With Morphe we go further: from imitating nature to the creation of a second nature – with an enormous gain in freedom of creation. We are moving from a new architectural language to a whole new paradigm for architecture.
It was Frei Otto who most systematically harnessed the lawfulness of physical systems as form-finding procedure to generate his design-morphology. The results have been striking. Morphe is taking Frei Otto’s work as one of its major sources of inspiration. Lars Spuybroek has described these form-finding processes as “material computing”. Such analog form-finding processes can complement the new digital design tools. The new digital tools might in fact be best described as quasi-physical form-finding processes. The most advanced tools – like Generative Components -  offer associative logics that allow the designer to set up complex systems of parametric interaction. Any parameter of any object might be dynamically correlated with any parameter of any other object within the model. This means that the designer might craft an artificial “universe”, with its own peculiar “ontology” and “laws of nature”.The formal/spatial systems that can be generated now start to look more and more like natural systems where all modulations are the result of the complex interaction of physical forces or like organic system where the forms result from a similar play of forces selected from a much wider range and integrated in adaptation to divers performance requirements.

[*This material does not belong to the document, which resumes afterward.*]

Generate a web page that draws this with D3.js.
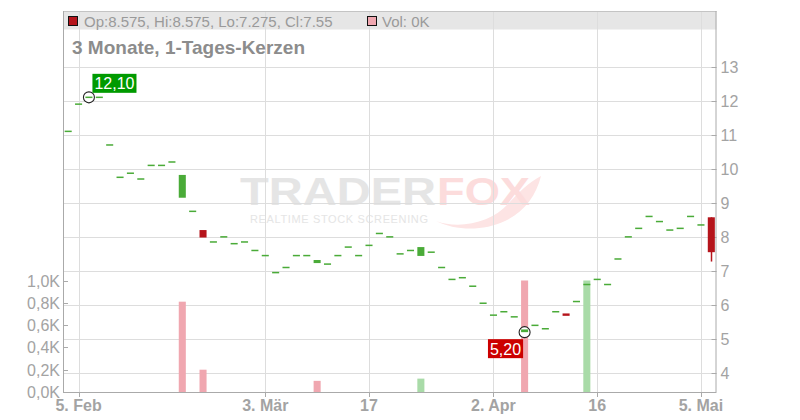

A specific aspect of this overall lawful and integrated nature of elegance is the capacity of elegant “compositions” to adapt to complex urban contexts. Adaptive capacity or adaptation is another key ambition of the contemporary avant-garde trend that might suggest comparison with natural organic systems. An architectural system that has an enhanced capacity to adapt to its environment will result in an intricate artifact-context ensemble that has sublated initial contradictions into a new complex synthesis that further enhances the overall sense of sophisticated elegance. The model for adaptation here is again based on the concept of autopoeisis  - with a principally unlimited  range of possible contextual affiliations – rather than assuming straightforward assimilation. Autopoeitic affiliation is inherently unpredictable. But you recognize it when you see it. There is a strong sense of fitness and correspondence – without always being able to realize how this is being achieved.
This capacity for unexpected, “magical” forms of contextual adaptation has been powerfully demonstrated by Morphe. The way this new multi-layered construct affiliates and symbiotically fuses with Centre Point tower is rather striking. The talented eye remains a crucial arbiter in the steering of the associative set up towards a visually effective articulation of complexity. In architecture we ultimately care only about those intricacies that can be experienced.

Morphe is demonstrating how the strategic harnessing of the new computational power can lead to a new style in the best sense of the word. A new style in this sense has two critical aspects: A new style coheres a research programme that proceeds from a unique paradigm determining the paradigmatic problems, preferred methods and evaluative criteria of avant-garde design research.  A new style is also unique with respect to its phenomenology, i.e. its visual appearance and articulatory power to orient the relevant life processes; unique in what it demands from us in terms of attentional focus and perceptive comprehension. Morphe participates in the formation of a new style in this sense. The paradigmatic problematic of this new style is the design of associative logics and its phenomenological agenda is autopeitic elegance. This style is well under way and is building up towards a hegemonic position within the avant-garde of architecture. But it has not been christened yet. My proposal is to call it Parametricism. For me Morphe gives us a compelling instance of this new style.